Scientific classification
- Kingdom: Animalia
- Phylum: Chordata
- Class: Aves
- Order: Passeriformes
- Family: Furnariidae
- Genus: Cinclodes
- Species: C. atacamensis
- Binomial name: Cinclodes atacamensis (Philippi, 1857)

= White-winged cinclodes =

- Genus: Cinclodes
- Species: atacamensis
- Authority: (Philippi, 1857)
- Conservation status: LC

Species of bird

The white-winged cinclodes (Cinclodes atacamensis) is a species of bird in the Furnariinae subfamily of the ovenbird family Furnariidae. It is found in Argentina, Bolivia, Chile, and Peru.

==Taxonomy and systematics==

The white-winged cinclodes has two subspecies, the nominate C. a. atacamensis (Philippi, 1857) and C. a. schocolatinus (Reichenow, 1920). Some authors have suggested that it and the white-bellied cinclodes (C. palliatus) are sister species, but genetic tests were inconclusive.

==Description==

The white-winged cinclodes is 19 to 20 cm long and weighs 45 to 56 g. It is a fairly large cinclodes with a decurved bill. The sexes have the same plumage. Adults of the nominate subspecies have a whitish supercilium, brownish gray lores, grayish brown ear coverts with reddish tones, and a whitish malar area with some faint darker flecks. Their crown is grayish brown and their upperparts rich reddish brown. Their wing coverts are reddish brown. Their wings have white at the bend and blackish flight feathers with white across their base forming a conspicuous band. Their tail's central feathers are dark fuscous brown with paler shafts and the rest are blackish brown with increasingly large white spots from the inner to the outer feathers. Their throat is whitish with faint darked specks, their breast and sides buffy grayish, their belly brownish gray, their flanks rich brown, and their undertail coverts mottled brown and grayish white. Their upper breast has faint pale streaks and flecks that almost disappear on the lower breast.

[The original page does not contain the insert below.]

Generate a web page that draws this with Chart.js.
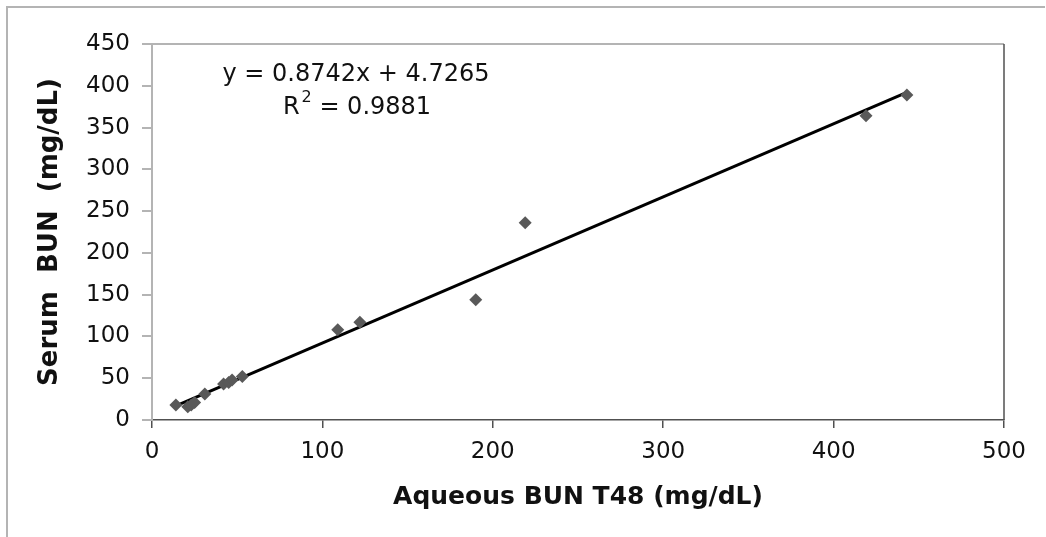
<!DOCTYPE html>
<html>
<head>
<meta charset="utf-8">
<script src="https://cdn.jsdelivr.net/npm/chart.js@4/dist/chart.umd.min.js"></script>
<style>
  html, body { margin: 0; padding: 0; background: #fff; }
  #wrap { width: 1046px; height: 537px; position: relative; }
</style>
</head>
<body>
<div id="wrap"><canvas id="bunChart" width="1046" height="537"></canvas></div>
<script>
// Aqueous vs serum BUN values (mg/dL)
const aqueousBun = [14, 21, 23, 25, 31, 42, 45, 47, 53, 109, 122, 190, 219, 419, 443];
const serumBun   = [18, 16, 18, 21, 31, 43, 45, 48, 52, 108, 117, 144, 236, 364, 389];

// trendline as printed on the chart
const slope = 0.8742;
const intercept = 4.7265;
const equationText = "y = 0.8742x + 4.7265";
const rSquaredText = "0.9881";

const xTitle = "Aqueous BUN T48 (mg/dL)";
const yTitle = "Serum  BUN  (mg/dL)";

const points = aqueousBun.map((x, i) => ({ x: x, y: serumBun[i] }));
const xMin = Math.min(...aqueousBun);
const xMax = Math.max(...aqueousBun);
const trend = [
    { x: xMin, y: slope * xMin + intercept },
    { x: xMax, y: slope * xMax + intercept }
];

const fam = "'DejaVu Sans', sans-serif";
const tickFont = { family: fam, size: 23 };

// outer frame, plot box top/right edges and the equation label
const decorations = {
    id: 'decorations',
    beforeDraw(chart) {
        const ctx = chart.ctx;
        ctx.save();
        ctx.strokeStyle = '#b4b4b4';
        ctx.lineWidth = 2;
        ctx.beginPath();
        ctx.moveTo(7, 540);
        ctx.lineTo(7, 7);
        ctx.lineTo(1045, 7);
        ctx.stroke();
        ctx.restore();
    },
    afterDraw(chart) {
        const ctx = chart.ctx;
        const a = chart.chartArea;
        ctx.save();
        ctx.lineWidth = 2;
        ctx.strokeStyle = '#b4b4b4';
        ctx.beginPath();
        ctx.moveTo(a.left, a.top);
        ctx.lineTo(a.right, a.top);
        ctx.stroke();
        ctx.strokeStyle = '#505050';
        ctx.lineWidth = 1.5;
        ctx.beginPath();
        ctx.moveTo(a.right, a.top);
        ctx.lineTo(a.right, a.bottom);
        ctx.stroke();

        // equation
        const big = "24px " + fam, small = "16px " + fam;
        ctx.fillStyle = '#111';
        ctx.font = big;
        ctx.textBaseline = 'middle';
        ctx.textAlign = 'center';
        ctx.fillText(equationText, a.left + 204, a.top + 31);
        const rest = " = " + rSquaredText;
        const wR = ctx.measureText("R").width;
        const wRest = ctx.measureText(rest).width;
        ctx.font = small;
        const w2 = ctx.measureText("2").width;
        let x = a.left + 204 - (wR + w2 + wRest) / 2;
        const y = a.top + 64;
        ctx.textAlign = 'left';
        ctx.font = big;
        ctx.fillText("R", x, y);
        ctx.font = small;
        ctx.fillText("2", x + wR + 2, y - 10);
        ctx.font = big;
        ctx.fillText(rest, x + wR + w2 + 2, y);
        ctx.restore();
    }
};

new Chart(document.getElementById('bunChart'), {
    type: 'scatter',
    data: {
        datasets: [
            {
                label: 'BUN',
                data: points,
                pointStyle: 'rectRot',
                pointRadius: 6.5,
                pointHoverRadius: 6.5,
                backgroundColor: '#595959',
                borderColor: '#595959',
                borderWidth: 0
            },
            {
                label: 'Linear',
                data: trend,
                showLine: true,
                pointRadius: 0,
                borderColor: '#000',
                borderWidth: 3
            }
        ]
    },
    options: {
        responsive: false,
        animation: false,
        layout: { padding: { left: 0, top: 44, right: 42, bottom: 0 } },
        plugins: {
            legend: { display: false },
            tooltip: { enabled: false }
        },
        scales: {
            x: {
                type: 'linear',
                min: 0,
                max: 500,
                ticks: { stepSize: 100, color: '#111', font: tickFont, padding: 10, maxRotation: 0 },
                grid: { drawOnChartArea: false, drawTicks: true, tickLength: 8, color: '#505050', lineWidth: 1.5 },
                border: { display: true, color: '#505050', width: 1.5 },
                title: {
                    display: true,
                    text: xTitle,
                    color: '#111',
                    font: { family: fam, size: 25, weight: 'bold' },
                    padding: { top: 0, bottom: 25 }
                },
                afterFit(scale) { scale.height = 117; }
            },
            y: {
                type: 'linear',
                min: 0,
                max: 450,
                ticks: { stepSize: 50, color: '#111', font: tickFont, padding: 12 },
                grid: { drawOnChartArea: false, drawTicks: true, tickLength: 10, color: '#b4b4b4', lineWidth: 2 },
                border: { display: true, color: '#b4b4b4', width: 2 },
                title: {
                    display: true,
                    text: yTitle,
                    color: '#111',
                    font: { family: fam, size: 26, weight: 'bold' },
                    padding: { top: 35, bottom: 0 }
                },
                afterFit(scale) { scale.width = 152; }
            }
        }
    },
    plugins: [decorations]
});
</script>
</body>
</html>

Their iris is dark brown, their bill blackish to dark horn, and their legs and feet dusky brown. Juveniles are like adults with pale edges on the feathers of their lower back and less distinct breast markings. Subspecies C. a. schocolatinus has darker brown upperparts and grayer underparts than the nominate, with dark brown sides and flanks.

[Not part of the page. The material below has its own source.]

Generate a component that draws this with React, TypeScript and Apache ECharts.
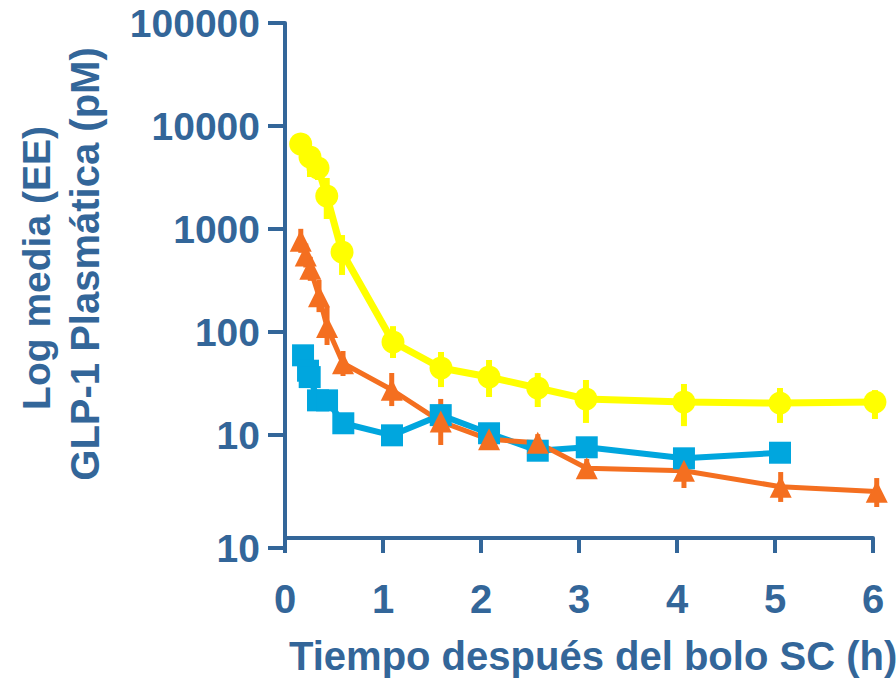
import React, { useEffect, useRef } from "react";
import * as echarts from "echarts";

// Time after SC bolus (h)
const yellowT = [0.16, 0.255, 0.337, 0.426, 0.582, 1.102, 1.592, 2.082, 2.579, 3.071, 4.071, 5.051, 6.02];
const yellowV = [6690, 5000, 3910, 2090, 598, 80, 44.7, 36.6, 28.6, 22.4, 20.9, 20.4, 20.9];
const yellowHi = [8360, 6250, 5110, 3130, 874, 114, 64, 53.5, 40, 34.2, 31.3, 28.6, 27.3];
const yellowLo = [5350, 3200, 2990, 1250, 358, 55.9, 29.2, 23.4, 18.7, 13.1, 12.2, 13.1, 14.3];

const orangeT = [0.161, 0.212, 0.258, 0.347, 0.429, 0.592, 1.089, 1.589, 2.082, 2.579, 3.079, 4.071, 5.058, 6.038];
const orangeV = [768, 553, 411, 222, 112, 49.7, 27.5, 13.5, 9.08, 8.42, 4.75, 4.5, 3.15, 2.82];
const orangeHi = [1004, 723, 537, 320, 175, 65.4, 40, 22.4, 10.9, 10.2, 5.85, 6.4, 4.37, 3.82];
const orangeLo = [587, 423, 314, 156, 74.8, 37.4, 19.1, 8.0, 7.6, 7.0, 3.91, 3.06, 2.24, 2.0];

const cyanT = [0.184, 0.235, 0.252, 0.337, 0.429, 0.595, 1.092, 1.589, 2.082, 2.579, 3.079, 4.071, 5.051];
const cyanV = [59.4, 42.1, 36.5, 21.7, 21.7, 13.0, 9.93, 15.6, 10.4, 7.04, 7.6, 5.94, 6.73];

const yTickValues = [0.8, 10, 100, 1000, 10000, 100000];
const yTickLabels = ["10", "10", "100", "1000", "10000", "100000"];
const xTickLabels = ["0", "1", "2", "3", "4", "5", "6"];

const xTitle = "Tiempo después del bolo SC (h)";
const yTitle1 = "Log media (EE)";
const yTitle2 = "GLP-1 Plasmática (pM)";

const AXIS = "#336699";
const YELLOW = "#ffff00";
const ORANGE = "#f46f20";
const CYAN = "#00a6de";
const FONT = '"Liberation Sans", Arial, sans-serif';

const lg = (v: number) => Math.log10(v);

function errSeries(ts: number[], lo: number[], hi: number[], color: string, width: number) {
  return {
    type: "custom",
    clip: false,
    silent: true,
    encode: { x: 0, y: [1, 2] },
    data: ts.map((t, i) => [t, lg(lo[i]), lg(hi[i])]),
    renderItem: (params: any, api: any) => {
      const p1 = api.coord([api.value(0), api.value(1)]);
      const p2 = api.coord([api.value(0), api.value(2)]);
      return {
        type: "line",
        shape: { x1: p1[0], y1: p1[1], x2: p2[0], y2: p2[1] },
        style: { stroke: color, lineWidth: width },
      };
    },
  };
}

export default function App() {
  const ref = useRef<HTMLDivElement>(null);
  useEffect(() => {
    if (!ref.current) return;
    const chart = echarts.init(ref.current, null, { renderer: "svg" });
    const yMin = lg(yTickValues[0]);
    const yCustom = yTickValues.map((v) => lg(v));
    chart.setOption({
      animation: false,
      grid: { left: 285, right: 23, top: 23, bottom: 132 },
      xAxis: {
        type: "value",
        min: 0,
        max: 6,
        interval: 1,
        splitLine: { show: false },
        axisLine: { show: true, lineStyle: { color: AXIS, width: 4 } },
        axisTick: { show: true, length: 15, lineStyle: { color: AXIS, width: 4 } },
        axisLabel: {
          margin: 31,
          color: AXIS,
          fontSize: 40,
          fontWeight: "bold",
          fontFamily: FONT,
          formatter: (v: number) => xTickLabels[Math.round(v)] ?? "",
        },
      },
      yAxis: {
        type: "value",
        min: yMin,
        max: 5,
        splitLine: { show: false },
        axisLine: { show: true, lineStyle: { color: AXIS, width: 4 } },
        axisTick: { show: true, length: 17, customValues: yCustom, lineStyle: { color: AXIS, width: 4 } },
        axisLabel: {
          margin: 25,
          color: AXIS,
          fontSize: 39,
          fontWeight: "bold",
          fontFamily: FONT,
          customValues: yCustom,
          formatter: (v: number) => {
            const i = yCustom.findIndex((c) => Math.abs(c - v) < 1e-6);
            return i >= 0 ? yTickLabels[i] : "";
          },
        },
      },
      graphic: [
        {
          type: "text",
          x: 289,
          y: 656,
          style: {
            text: xTitle,
            font: `bold 40px ${FONT}`,
            fill: AXIS,
            textAlign: "left",
            align: "left",
            textVerticalAlign: "middle",
            verticalAlign: "middle",
          },
        },
        {
          type: "text",
          x: 36,
          y: 268,
          rotation: Math.PI / 2,
          style: {
            text: yTitle1,
            font: `bold 39px ${FONT}`,
            fill: AXIS,
            textAlign: "center",
            align: "center",
            textVerticalAlign: "middle",
            verticalAlign: "middle",
          },
        },
        {
          type: "text",
          x: 85,
          y: 264,
          rotation: Math.PI / 2,
          style: {
            text: yTitle2,
            font: `bold 40px ${FONT}`,
            fill: AXIS,
            textAlign: "center",
            align: "center",
            textVerticalAlign: "middle",
            verticalAlign: "middle",
          },
        },
      ],
      series: [
        {
          type: "line",
          clip: false,
          data: cyanT.map((t, i) => [t, lg(cyanV[i])]),
          symbol: "rect",
          symbolSize: 22,
          lineStyle: { color: CYAN, width: 6 },
          itemStyle: { color: CYAN },
        },
        errSeries(orangeT, orangeLo, orangeHi, ORANGE, 5),
        {
          type: "line",
          clip: false,
          data: orangeT.map((t, i) => [t, lg(orangeV[i])]),
          symbol: "triangle",
          symbolSize: 22,
          lineStyle: { color: ORANGE, width: 5 },
          itemStyle: { color: ORANGE },
        },
        errSeries(yellowT, yellowLo, yellowHi, YELLOW, 6),
        {
          type: "line",
          clip: false,
          data: yellowT.map((t, i) => [t, lg(yellowV[i])]),
          symbol: "circle",
          symbolSize: 23,
          lineStyle: { color: YELLOW, width: 7 },
          itemStyle: { color: YELLOW },
        },
      ],
    });
    return () => chart.dispose();
  }, []);
  return (
    <div
      ref={ref}
      style={{ position: "fixed", left: 0, top: 0, width: 896, height: 680, background: "#ffffff" }}
    />
  );
}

==Distribution and habitat==

The nominate subspecies of the white-winged cinclodes is found from central Peru's Department of Ancash south through western Bolivia to Chile's Santiago Metropolitan Region and northwest Argentina's Mendoza Province. Subspecies C. a. schocolatinus is found in west-central Argentina's Córdoba and San Luis provinces. The species inhabits puna grasslands and slopes with rocks or shrubs. It almost always is along flowing streams and rivers. In elevation it mostly ranges between 2800 and 4500 m but locally occurs as low as 2200 m.

==Behavior==
===Movement===

The white-winged cinclodes is mostly a year-round resident, though some members of subspecies C. a. schocolatinus and the southernmost population of the nominate move to lower elevations after breeding.

===Feeding===

The white-winged cinclodes' diet has not been fully documented but is known to include larval and adult insects, spiders, and snails. It usually forages singly or in pairs, gleaning its prey from the ground and mud along the edges of watercourses.

===Breeding===

The white-winged cinclodes is thought to breed during the austral spring and summer; its season includes at least October to December. It is thought to be monogamous. It nests in a chamber at the end of tunnel it excavates in an earthen bank, in a rock crevice, or in the wall of a human structure. It pads the chamber bottom with dry grass and hair. The clutch size is two eggs. The incubation period, time to fledging, and details of parental care are not known.

===Vocalization===

The white-winged cinclodes' song is a trill and its call "a loud, whistled 'wheet' ".

==Status==

The IUCN has assessed the white-winged cinclodes as being of Least Concern. It has a very large range, but its population size is not known and is believed to be decreasing. No immediate threats have been identified. It is considered uncommon to fairly common. Its habitat and "altitudinal range render it relatively insulated against human disturbance other than overgrazing".